Öncelikle işverenden başlayarak gelelim. Birincisi işe alacakları zaman önce sırtını sıvazlarlar. Senden çok memnun kalırlar. Ardından işini ne kadar iyi ve çok güzel yapsan da bu ilerleyen zaman içinde her zaman ya maaşlarımızı kesmeye ya da haklarımızı kısıtlamaya başlarlar.
İşçi ve emekçilerin kısır döngüsünü böyle yaratırlar. Bizleri piyon olarak görürler.

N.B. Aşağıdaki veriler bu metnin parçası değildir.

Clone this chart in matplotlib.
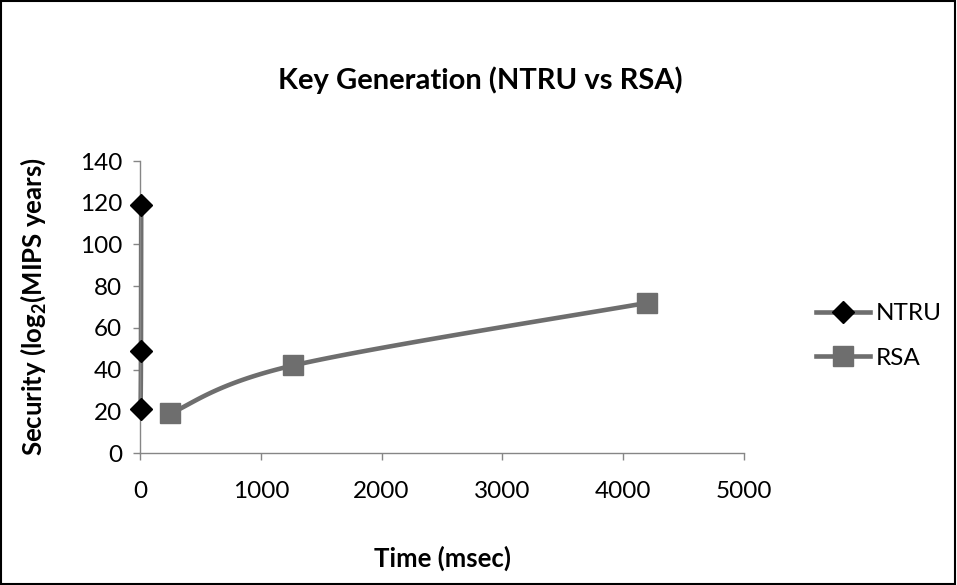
import numpy as np
import matplotlib
matplotlib.use("Agg")
import matplotlib.pyplot as plt
from matplotlib.lines import Line2D
from matplotlib.patches import Rectangle

plt.rcParams['font.family'] = ['Lato', 'DejaVu Sans']
plt.rcParams['mathtext.fontset'] = 'custom'
plt.rcParams['mathtext.rm'] = 'Lato'
plt.rcParams['mathtext.bf'] = 'Lato:bold'

# Data
ntru_time = [5, 8, 10]
ntru_security = [21, 49, 119]
rsa_time = [250, 1270, 4200]
rsa_security = [19, 42, 72]

title = "Key Generation (NTRU vs RSA)"
xlabel = "Time (msec)"
ylabel = r"Security (log$_{\mathbf{2}}$(MIPS years)"
xticks = [0, 1000, 2000, 3000, 4000, 5000]
yticks = [0, 20, 40, 60, 80, 100, 120, 140]

LINE = '#6e6e6e'
AXC = '#868686'

fig = plt.figure(figsize=(9.57, 5.85), dpi=100)
fig.patches.append(Rectangle((0.001, 0.002), 0.997, 0.996, transform=fig.transFigure,
                             fill=False, edgecolor='black', linewidth=1.5))
ax = fig.add_axes([140/957, 1-453/585, (744-140)/957, (453-161)/585])
ax.set_xlim(0, 5000)
ax.set_ylim(0, 140)


def smooth(xs, ys, n=40):
    # Excel-like Bezier smoothing in axes (screen) space
    X = np.asarray(xs, float) / 5000 * 604
    Y = np.asarray(ys, float) / 140 * 292
    P = np.column_stack([X, Y])
    out = [P[0]]
    for i in range(len(P) - 1):
        p0 = P[i - 1] if i > 0 else P[i]
        p1 = P[i]
        p2 = P[i + 1]
        p3 = P[i + 2] if i + 2 < len(P) else P[i + 1]
        c1 = p1 + (p2 - p0) / 6
        c2 = p2 - (p3 - p1) / 6
        t = np.linspace(0, 1, n)[1:, None]
        seg = ((1 - t) ** 3) * p1 + 3 * ((1 - t) ** 2) * t * c1 + 3 * (1 - t) * t ** 2 * c2 + t ** 3 * p2
        out.extend(seg)
    out = np.array(out)
    return out[:, 0] / 604 * 5000, out[:, 1] / 292 * 140


sx, sy = smooth(ntru_time, ntru_security)
ax.plot(sx, sy, color=LINE, lw=3.3, solid_capstyle='round', zorder=2, clip_on=False)
ax.plot(ntru_time, ntru_security, ls='none', marker='D', ms=11, color='black', zorder=3, clip_on=False)
sx, sy = smooth(rsa_time, rsa_security)
ax.plot(sx, sy, color=LINE, lw=3.3, solid_capstyle='round', zorder=2, clip_on=False)
ax.plot(rsa_time, rsa_security, ls='none', marker='s', ms=14, color=LINE, zorder=3, clip_on=False)

for s in ['top', 'right']:
    ax.spines[s].set_visible(False)
for s in ['left', 'bottom']:
    ax.spines[s].set_color(AXC)
    ax.spines[s].set_linewidth(1)
ax.set_xticks(xticks)
ax.set_yticks(yticks)
ax.tick_params(axis='both', color=AXC, length=5, width=1, labelsize=17.5, labelcolor='black')
ax.tick_params(axis='x', pad=15)
ax.tick_params(axis='y', pad=8)

fig.text(480/957, 1-80/585, title, ha='center', va='center', fontsize=21, fontweight='bold')
fig.text(443/957, 1-558/585, xlabel, ha='center', va='center', fontsize=18.5, fontweight='bold')
fig.text(33/957, 1-307/585, ylabel, ha='center', va='center', rotation=90, fontsize=18.5, fontweight='bold')

handles = [
    Line2D([], [], color=LINE, lw=3.3, marker='D', ms=11, mfc='black', mec='black'),
    Line2D([], [], color=LINE, lw=3.3, marker='s', ms=14, mfc=LINE, mec=LINE),
]
fig.legend(handles, ['NTRU', 'RSA'], loc='center left', bbox_to_anchor=(804/957, 1-336/585),
           frameon=False, fontsize=17.5, handlelength=2.2, handletextpad=0.25, labelspacing=0.95,
           borderpad=0)

fig.savefig('out.png', dpi=100)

Satranç oyunu gibi hamle yaparlar. İşçiyi işçiye kırdırıp nasıl da tereyağından kıl çeker gibi istediklerini alıyorlar…
İkinci konu olarak ise biz buna sebebiyet veren bir toplumuz. İşçi sınıfının bir kısmı bu düzensizliğe ve kendinden başkasını düşünmeye bilinçsizliğe ve de yolsuzluğa neden olur. Sanki onlara hiçbir şey olmayacak gibi patronluk taslarlar. Çalışanın hakkını yesem de nasıl olsa ben daha fazla alırım diye hesap yaparlar.
Ama şunu bilmezler, yüz doğru bir yanlışı siler, yok eder. Hatasız kul olmaz, kula da kulluk edilmez. İşçi ve emekçilere şunu sormak isterim: Para mı insandan üstün yoksa insan mı paradan üstün?